The focus is on five areas:

  1. Individual risk perception: People often underestimate cyber risks. Target group-specific research can help make training and interventions more effective.
  2. Cognitive, affective, and social perspectives: Emotions, trust, and social contexts influence whether security measures are adhered to.
  3. Decision-making under uncertainty: In the face of dynamic threats, simple, robust heuristics can be more valuable than complex models.
  4. Risk communication: Instead of general warnings, tailored messages that address the mental models of the target groups are needed.
  5. Risk management and governance: Resources must be used in a targeted manner. Policies and rules are only effective if they are compatible with human behavior.

Implications

The message is clear: cybersecurity must take human factors seriously.

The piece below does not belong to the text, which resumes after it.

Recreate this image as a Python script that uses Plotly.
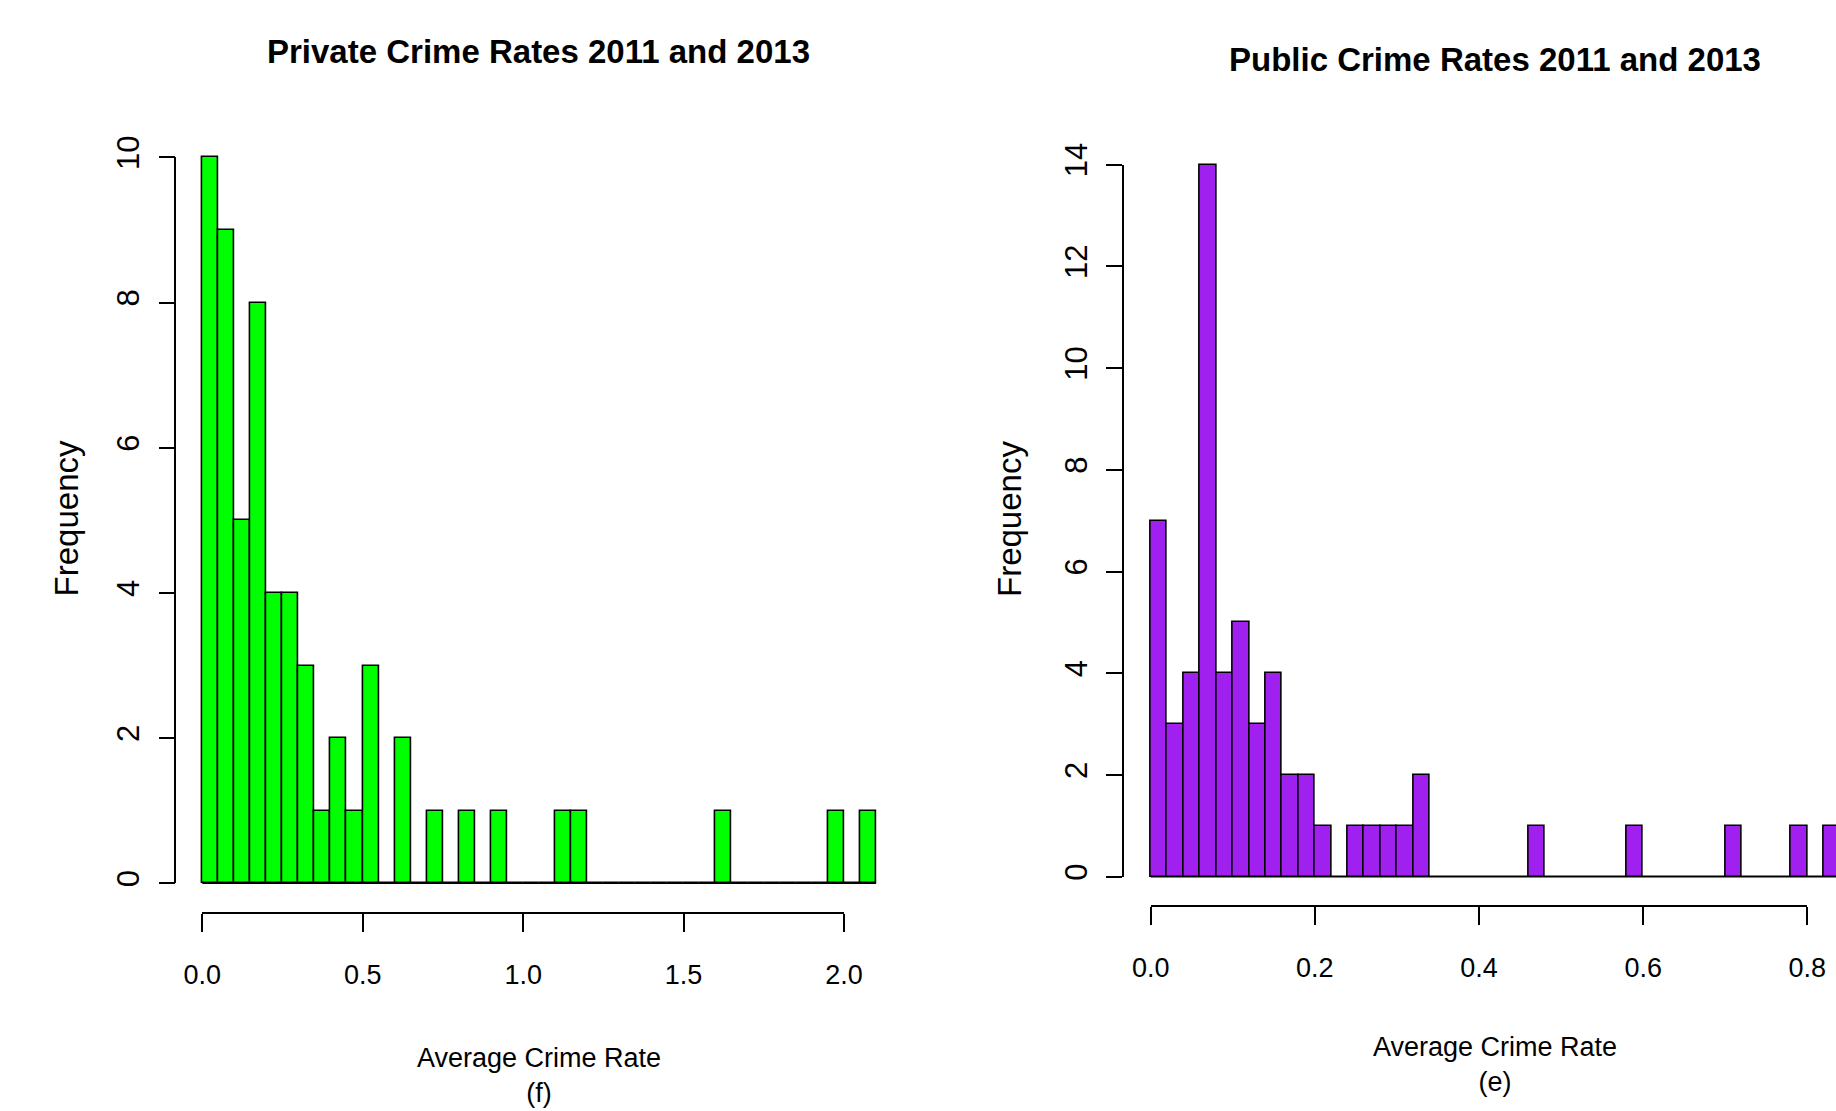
import plotly.graph_objects as go

W, H = 1836, 1111

# ---------------- data ----------------
private_bin_start = 0.0
private_bin_width = 0.05
private_counts = [10, 9, 5, 8, 4, 4, 3, 1, 2, 1,
                  3, 0, 2, 0, 1, 0, 1, 0, 1, 0,
                  0, 0, 1, 1, 0, 0, 0, 0, 0, 0,
                  0, 0, 1, 0, 0, 0, 0, 0, 0, 1,
                  0, 1]
private_xticks = [0.0, 0.5, 1.0, 1.5, 2.0]
private_xticklabels = ["0.0", "0.5", "1.0", "1.5", "2.0"]
private_yticks = [0, 2, 4, 6, 8, 10]

public_bin_start = 0.0
public_bin_width = 0.02
public_counts = [7, 3, 4, 14, 4, 5, 3, 4, 2, 2,
                 1, 0, 1, 1, 1, 1, 2, 0, 0, 0,
                 0, 0, 0, 1, 0, 0, 0, 0, 0, 1,
                 0, 0, 0, 0, 0, 1, 0, 0, 0, 1,
                 0, 1]
public_xticks = [0.0, 0.2, 0.4, 0.6, 0.8]
public_xticklabels = ["0.0", "0.2", "0.4", "0.6", "0.8"]
public_yticks = [0, 2, 4, 6, 8, 10, 12, 14]

# ---------------- layout geometry (pixels) ----------------
FONT = "Liberation Sans, Arial, Helvetica, sans-serif"

panels = [
    dict(counts=private_counts, start=private_bin_start, width=private_bin_width,
         xticks=private_xticks, xticklabels=private_xticklabels, yticks=private_yticks,
         color="#00FF00", title="Private Crime Rates 2011 and 2013", sub="(f)",
         x0px=202.3, xppu=320.85, y0px=883.3, yppu=72.6,
         xline_px=912.7, yline_px=175.3, xpad=0.1, ypad=0.5,
         title_xy=(538.6, 51.5), xtitle_xy=(538.6, 1075.0), ytitle_x=66.7, ytitle_y=518.7),
    dict(counts=public_counts, start=public_bin_start, width=public_bin_width,
         xticks=public_xticks, xticklabels=public_xticklabels, yticks=public_yticks,
         color="#A020F0", title="Public Crime Rates 2011 and 2013", sub="(e)",
         x0px=1150.7, xppu=820.75, y0px=876.7, yppu=50.86,
         xline_px=905.7, yline_px=1123.0, xpad=0.05, ypad=0.7,
         title_xy=(1495.0, 59.7), xtitle_xy=(1495.0, 1064.0), ytitle_x=1009.3, ytitle_y=518.7),
]

fig = go.Figure()
layout = dict(
    template="none",
    width=W, height=H, autosize=False,
    margin=dict(l=0, r=0, t=0, b=0, pad=0, autoexpand=False),
    paper_bgcolor="white", plot_bgcolor="rgba(0,0,0,0)",
    showlegend=False, bargap=0, annotations=[],
)

for i, p in enumerate(panels):
    n = len(p["counts"])
    edges = [p["start"] + k * p["width"] for k in range(n + 1)]
    centers = [(edges[k] + edges[k + 1]) / 2 for k in range(n)]
    data_ax = 2 * i + 1      # axes holding bars
    frame_ax = 2 * i + 2     # detached R-style axes
    xa, ya = f"x{data_ax}", f"y{data_ax}"
    xf, yf = f"x{frame_ax}", f"y{frame_ax}"

    fig.add_trace(go.Bar(
        x=centers, y=p["counts"], width=p["width"],
        marker=dict(color=p["color"], line=dict(color="black", width=1.6)),
        xaxis=xa, yaxis=ya, hoverinfo="skip",
    ))
    fig.add_trace(go.Scatter(
        x=[edges[0], edges[-1]], y=[0, 0], mode="lines",
        line=dict(color="black", width=1.6), xaxis=xa, yaxis=ya, hoverinfo="skip",
    ))
    fig.add_trace(go.Scatter(x=[None], y=[None], mode="markers", xaxis=xf, yaxis=yf,
                             hoverinfo="skip"))

    # data axes range / domain
    xmin = p["start"] - p["xpad"]
    xmax_data = edges[-1] + p["xpad"]
    left_px = p["x0px"] + xmin * p["xppu"]
    right_px = p["x0px"] + xmax_data * p["xppu"]
    if right_px > W:
        right_px = W
        xmax_data = (W - p["x0px"]) / p["xppu"]
    ymax = max(p["counts"]) + p["ypad"]
    ymin = -p["ypad"]
    bot_px = p["y0px"] - ymin * p["yppu"]
    top_px = p["y0px"] - ymax * p["yppu"]

    layout[f"xaxis{data_ax}"] = dict(
        domain=[left_px / W, right_px / W], range=[xmin, xmax_data], anchor=ya,
        visible=False, fixedrange=True, automargin=False)
    layout[f"yaxis{data_ax}"] = dict(
        domain=[1 - bot_px / H, 1 - top_px / H], range=[ymin, ymax], anchor=xa,
        visible=False, fixedrange=True, automargin=False)

    # frame axes (line spans first to last tick)
    xt0, xt1 = p["xticks"][0], p["xticks"][-1]
    yt0, yt1 = p["yticks"][0], p["yticks"][-1]
    fx0 = p["x0px"] + xt0 * p["xppu"]
    fx1 = p["x0px"] + xt1 * p["xppu"]
    fy0 = p["y0px"] - yt0 * p["yppu"]
    fy1 = p["y0px"] - yt1 * p["yppu"]
    layout[f"xaxis{frame_ax}"] = dict(
        domain=[fx0 / W, fx1 / W], range=[xt0, xt1], anchor="free",
        position=1 - p["xline_px"] / H, showline=True, linecolor="black", linewidth=1.6,
        ticks="outside", ticklen=18, tickwidth=1.6, tickcolor="black",
        tickvals=p["xticks"], ticktext=p["xticklabels"], showgrid=False, zeroline=False,
        tickfont=dict(family=FONT, size=27, color="black"), ticklabelstandoff=20,
        fixedrange=True, automargin=False)
    layout[f"yaxis{frame_ax}"] = dict(
        domain=[1 - fy0 / H, 1 - fy1 / H], range=[yt0, yt1], anchor="free",
        position=p["yline_px"] / W, showline=True, linecolor="black", linewidth=1.6,
        ticks="outside", ticklen=16, tickwidth=1.6, tickcolor="black",
        tickvals=p["yticks"], ticktext=[str(v) for v in p["yticks"]],
        showgrid=False, zeroline=False, tickangle=-90,
        tickfont=dict(family=FONT, size=31, color="black"), ticklabelstandoff=7,
        fixedrange=True, automargin=False)

    tx, ty = p["title_xy"]
    layout["annotations"].append(dict(
        text=f"<b>{p['title']}</b>", x=tx / W, y=1 - ty / H, xref="paper", yref="paper",
        showarrow=False, xanchor="center", yanchor="middle",
        font=dict(family=FONT, size=33, color="black")))
    ax_, ay_ = p["xtitle_xy"]
    layout["annotations"].append(dict(
        text=f"Average Crime Rate<br>{p['sub']}", x=ax_ / W, y=1 - ay_ / H,
        xref="paper", yref="paper", showarrow=False, xanchor="center", yanchor="middle",
        font=dict(family=FONT, size=27, color="black")))
    layout["annotations"].append(dict(
        text="Frequency", x=p["ytitle_x"] / W, y=1 - p["ytitle_y"] / H,
        xref="paper", yref="paper", showarrow=False, textangle=-90,
        xanchor="center", yanchor="middle",
        font=dict(family=FONT, size=33, color="black")))

fig.update_layout(**layout)
fig.write_html("out.html")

  • Research: Interdisciplinary projects should examine how established concepts of risk research can be applied to cyber issues.
  • Practice: Companies should design realistic security strategies that focus on behavior rather than just technology.
  • Policy: Legislators can learn from risk research how to communicate uncertainties and design effective guidelines.
  • Society: Citizens benefit from understandable information that takes their everyday reality into account.

Conclusion

The commentary makes it clear that the major challenges of cybersecurity cannot be solved by technology alone. Human behavior is the decisive factor of uncertainty. Risk research has proven concepts that should be urgently integrated into cybersecurity. This will create a new research agenda that paves the way for human-centered and more effective digital security.

Authors: Schaltegger, T., Ambuehl, B., Bosshart, N., Bearth, A., & Ebert, N. (2025). Human behavior in cybersecurity: an opportunity for risk research. Journal of Risk Research, 1–12.